College Honors Program

Pregnancy Discrimination Act (PDA) to Pregnant Workers Fairness Act (PWFA): More than a New Acronym?

Date of Creation

5-17-2024

Document Type

Campus Access Only

First Advisor

Denise Schaeffer

Abstract

How should gender equality be realized, given the differences in reproductive capacities between the sexes? To address this broad question, I focus on the landscape of pregnancy discrimination law, from the 1978 Pregnancy Discrimination Act (PDA) to the 2023 Pregnant Workers Fairness Act (PWFA). By relying on feminist theories of equality that underpin each statute, I illustrate the substantive differences between them and argue that the PWFA’s reasonable accommodation guarantee will be more beneficial to pregnant workers than the PDA’s equal treatment approach. To do that, I use feminist frameworks to analyze Supreme Court cases that predate & interpret the PDA to reveal differing answers to questions of equality and consider flaws in previous approaches.
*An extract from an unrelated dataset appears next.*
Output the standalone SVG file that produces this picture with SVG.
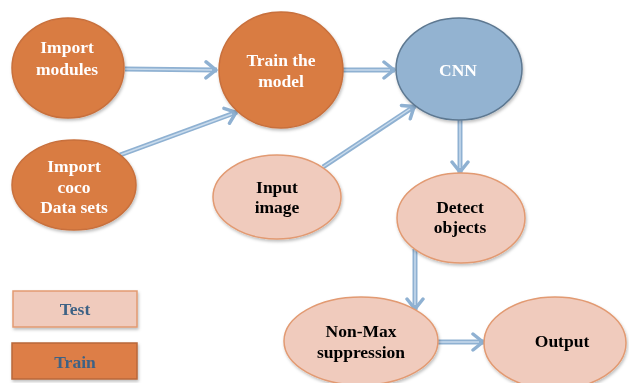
<svg xmlns="http://www.w3.org/2000/svg" width="629" height="383" viewBox="0 0 629 383">
<defs>
<style>
.train{fill:#d97b43;stroke:#c8703c;stroke-width:1.5}
.test{fill:#f0cbbd;stroke:#e29a72;stroke-width:1.5}
.cnn{fill:#93b3d1;stroke:#5d7891;stroke-width:1.5}
.tw{font-family:"Liberation Serif",serif;font-weight:bold;font-size:17.5px;fill:#fff;text-anchor:middle}
.tb{font-family:"Liberation Serif",serif;font-weight:bold;font-size:17.5px;fill:#000;text-anchor:middle}
.tl{font-family:"Liberation Serif",serif;font-weight:bold;font-size:17.5px;fill:#3e6285;text-anchor:middle}
.sh{stroke:#8fb1d2;stroke-width:5;fill:none}
.si{stroke:#c9dbec;stroke-width:1.5;fill:none}
</style>
<marker id="ah" viewBox="0 0 14 20" refX="13" refY="10" markerWidth="14" markerHeight="20" markerUnits="userSpaceOnUse" orient="auto">
<polyline points="2,2 12,10 2,18" fill="none" stroke="#8fb1d2" stroke-width="3.5" stroke-linecap="round" stroke-linejoin="round"/>
</marker>
<filter id="ds" x="-20%" y="-20%" width="140%" height="140%">
<feDropShadow dx="1" dy="2" stdDeviation="1.5" flood-color="#000" flood-opacity="0.25"/>
</filter>
</defs>
<rect width="629" height="383" fill="#fff"/>
<g id="connectors">
<path class="sh" d="M125,69 L217,70" marker-end="url(#ah)"/>
<path class="si" d="M125,69 L212,70"/>
<path class="sh" d="M120,155 L237,112" marker-end="url(#ah)"/>
<path class="si" d="M120,155 L232,114"/>
<path class="sh" d="M343,70 L395,70" marker-end="url(#ah)"/>
<path class="si" d="M343,70 L390,70"/>
<path class="sh" d="M323,167 L415,106" marker-end="url(#ah)"/>
<path class="si" d="M323,167 L410,109"/>
<path class="sh" d="M460,120 L460,173" marker-end="url(#ah)"/>
<path class="si" d="M460,120 L460,168"/>
<path class="sh" d="M415,249 L415,310" marker-end="url(#ah)"/>
<path class="si" d="M415,249 L415,305"/>
<path class="sh" d="M438,342 L484,342" marker-end="url(#ah)"/>
<path class="si" d="M438,342 L479,342"/>
</g>
<g id="import-modules" filter="url(#ds)">
<ellipse class="train" cx="68" cy="68" rx="56" ry="50"/>
<text class="tw" x="67" y="53">Import</text>
<text class="tw" x="67" y="75">modules</text>
</g>
<g id="train-model" filter="url(#ds)">
<ellipse class="train" cx="281" cy="70" rx="62" ry="58"/>
<text class="tw" x="281" y="66">Train the</text>
<text class="tw" x="281" y="87">model</text>
</g>
<g id="import-coco" filter="url(#ds)">
<ellipse class="train" cx="74" cy="185" rx="62" ry="45"/>
<text class="tw" x="74" y="172">Import</text>
<text class="tw" x="74" y="193">coco</text>
<text class="tw" x="74" y="213">Data sets</text>
</g>
<g id="input-image" filter="url(#ds)">
<ellipse class="test" cx="277" cy="197" rx="64" ry="42"/>
<text class="tb" x="277" y="193">Input</text>
<text class="tb" x="277" y="213">image</text>
</g>
<g id="cnn" filter="url(#ds)">
<ellipse class="cnn" cx="459" cy="69" rx="63" ry="51"/>
<text class="tw" x="458" y="76">CNN</text>
</g>
<g id="detect-objects" filter="url(#ds)">
<ellipse class="test" cx="461" cy="218" rx="64" ry="45"/>
<text class="tb" x="460" y="213">Detect</text>
<text class="tb" x="460" y="233">objects</text>
</g>
<g id="non-max" filter="url(#ds)">
<ellipse class="test" cx="361" cy="341" rx="77" ry="44"/>
<text class="tb" x="361" y="337">Non-Max</text>
<text class="tb" x="361" y="358">suppression</text>
</g>
<g id="output" filter="url(#ds)">
<ellipse class="test" cx="555" cy="343" rx="71" ry="46"/>
<text class="tb" x="562" y="347">Output</text>
</g>
<g id="legend-test" filter="url(#ds)">
<rect class="test" x="13" y="291" width="124" height="36"/>
<text class="tl" x="75" y="315">Test</text>
</g>
<g id="legend-train" filter="url(#ds)">
<rect x="12" y="343" width="125" height="36" fill="#dd7e47" stroke="#b8683a" stroke-width="1.5"/>
<text class="tl" x="75" y="368">Train</text>
</g>
</svg>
While no court has interpreted the PWFA, several states have acted as laboratories of democracy, going beyond the equal treatment mandate, and adopting affirmative guarantees of reasonable accommodation. Thus, I turn to the states to consider the implications of this change on the federal level, specifically analyzing the New Jersey PWFA (2014) and Delanoy v. Township of Ocean (2021), a court case interpreting the statute, to compare the new legal framework applied under the NJPWFA to the framework used under the PDA and highlight improvements.